In the physical data rooms, confidential documents were kept under strict lock and key as information leakage could cause an entire deal to fall through. In the same fashion, virtual data rooms have to be absolutely secure, permitting access exclusively to those with the necessary permissions. If a counterparty withdraws from a bidor deal, they must no longer be able to access any of the confidential documents and so access must be quick and simple to withdraw. There are usually stringent confidentiality agreements signed by all parties using the room.

The benefits of a virtual room over a physical room are numerous. Controlling access, versioning documents, printing and viewing files are all made incredibly straight forward. The need for staff to physically guard, extract or replace the documents is removed and, as a result, the room can be accessed around the clock. This is ideal for the stakeholders in a deal, as well as the regulators, who can easily keep track of a documents history as well as being able to request to see details of a deal at any time.

Until the turn of the Millennium these rooms were almost solely used by corporates engaged in corporate finance deals, and little was known about them outside the banking sector.
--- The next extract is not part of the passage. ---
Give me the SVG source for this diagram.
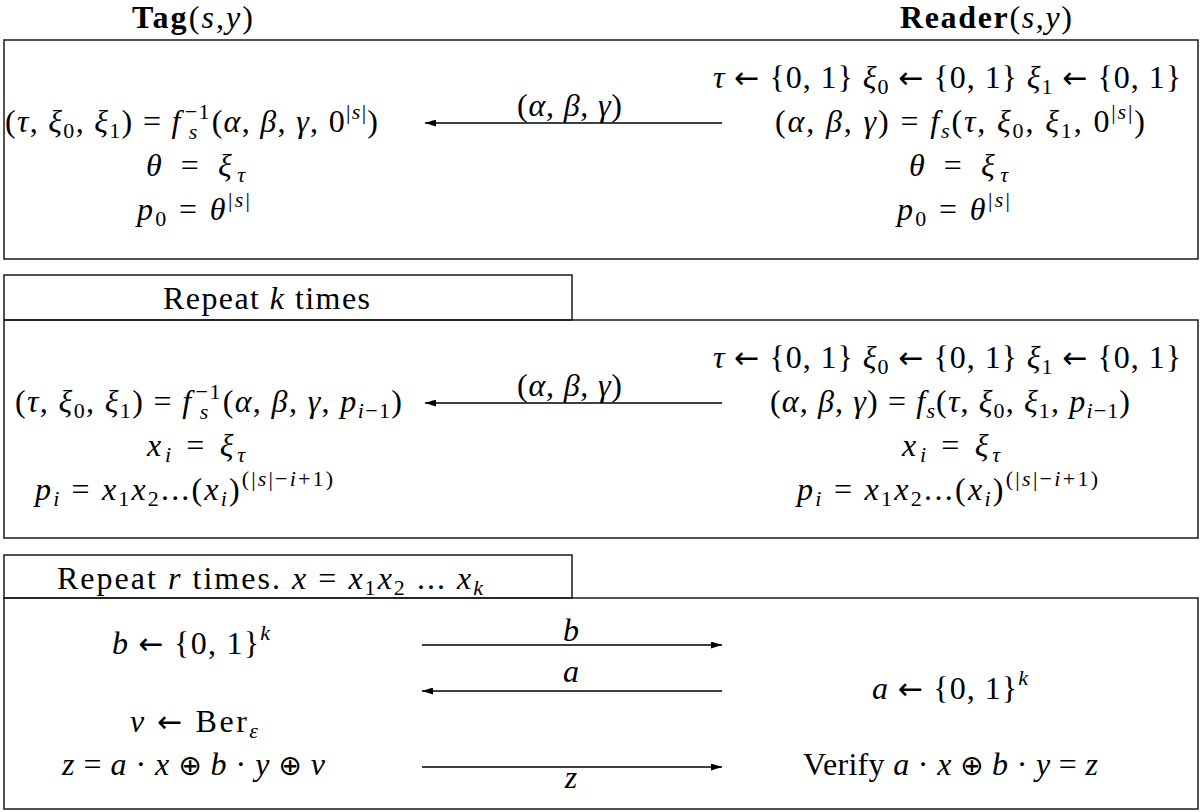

That all changed in the early 2000s with the advent of cloud computing in the corporate sphere.

As organisations began to latch onto this idea of processing and storing data in third party data centres the use of virtual data rooms began to spread. At a similar time, many companies began moving away from traditional capital expenditure (CAPEX) models, whereby an investment is made in a dedicated piece of hardware which then depreciates over time, to an operational expenditure (OPEX) model, in which they pay a subscription fee for continuing use of a third party’s hardware.

The benefits are far reaching for many organisations, particularly small to medium sized enterprises. There is no need for expensive investment in hardware, no need to worry about upkeep or maintenance and no need to pay for a site to host a data centre. Moreover, security and access is all controlled by the third party reducing the time and cost required for data processing and storage. In some organisations, the room can virtually remove the requirement of an IT department as solutions come packaged off the shelf, ready to go.

Intellectual Property management is one vital usage of virtual rooms. For many firms, IP is the most valuable and sensitive data it holds and, as a result, it must be incredibly diligent over who it is shared with. Firms looking to sell will also use virtual data rooms in order to disclose the necessary information about its accounts and operations with potential buyers. Quite often the rooms are simply used as repositories for multi-national corporates who need to share files across the globe in a safe and secure manner.

And what does the future hold for these virtual rooms?

The past decade has seen data rooms appear from almost obscurity to an absolute necessity for many organisations. The future will see even greater emphasis placed on security and due diligence, as well as a wider variety of auditing and accounting functionality. Within a decade there will be very few organisations that do not somehow utilise their services.